‘We stay positive in the face of the challenges UK farming is facing’
One Calderdale farmer is determined to stay positive in the face of all the challenges UK farming is facing at the moment.
Rachel Hallos farms with husband Stephen at the Yorkshire Water-tenanted, 2,000-acre Beeston Hall Farm, near Ripponden.
She has recently taken on the role of West Riding NFU County Chairman for a further two years and is currently the North-East Area NFU regional chairman.
In my near three decades of interviewing farmers I cannot recall the same person being a county chairman for four years successively, although I”m sure someone will put me right. Certainly very few will have taken on the role in such a short time after initially getting involved.
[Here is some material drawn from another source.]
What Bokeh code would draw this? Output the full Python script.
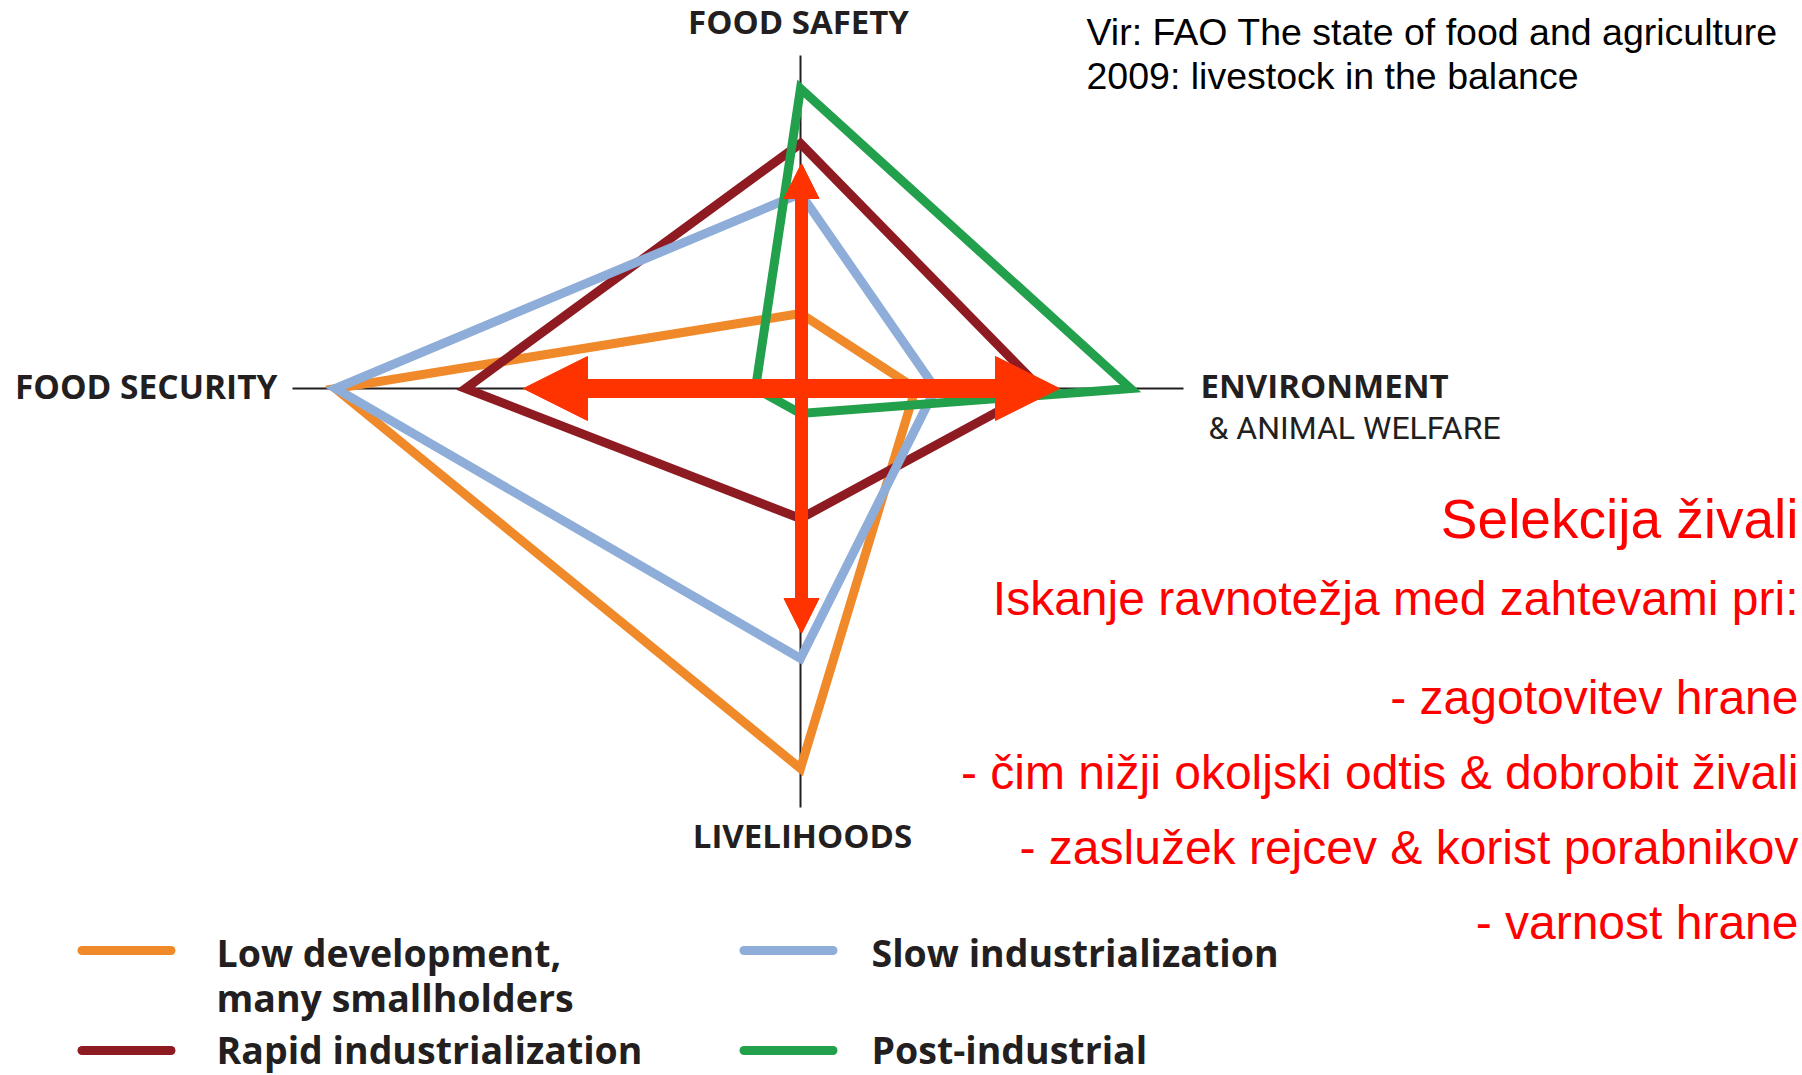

“For me it was the referendum in 2016 that made me want to find out more,” says Rachel.
“Our farm has been through some very difficult times and we found solutions through the NFU.
“I feel that the organisation has so much to offer.
“I try to be open. We can’t all be experts at everything, and I don’t try to blow smoke up people if I don’t know something.
“I’m now in my third year as West Riding NFU county chairman. To me it’s unfinished business, there is so much going on that I want to see through.
“I find the whole process of bringing things about unbelievably fascinating and fulfilling.
“The Agriculture Bill, as it stands at the moment doesn’t deliver what it needs to deliver. It doesn’t do everything it could potentially do, and it doesn’t talk about food. I know they (the Government) are talking about covering the food standards side in the Trade Bill.
“There has been talk of assuring farming of the same support as was received through the EU, but as yet there are a lot of ifs, buts and maybes.
“We want to know how UK agriculture can survive, how we can compete, against other imports from other countries and the Agriculture Bill is seen by many as a once in a generation opportunity to sort out the level playing field they’ve been wanting for years.
“The predominantly proBrexit cabinet appears to have a lot of free traders who believe in complete access to all markets both for imports and exports, and as such I don’t think they like anything that gets in their way, such as putting on additional wording about standards.
“I really hope I’m wrong, and that through the Agriculture Bill and Trade Bill, food entering the UK will be monitored on grounds of health and animal welfare, because I believe UK agriculture can deliver so much more than purely getting paid ‘public money for public goods’, as it appears to be all about at present.
“What the talks about the Agriculture Bill have succeeded in doing is getting together what can sometimes be a fragmented number of organisations that represent farming, food and the countryside.
“That cohort of farm and countryside-based representatives
Wearing her West Riding and North East Region NFU hats, Rachel would usually have covered thousands of miles in the past nine weeks at meetings up and down the countryside.
Instead, it has been a whole new world of Zoom and Microsoft Teams meetings.
“I had a really enlightening Zoom chat with the Food Ethics Council recently who report that lockdown has rekindled the love of food and cooking in the UK ... we just want the Government to take clearer steps to supporting our amazing industry that keeps on producing tremendous quality food to the highest standards.”
‘We want to know how UK agriculture can survive and compete against imports.’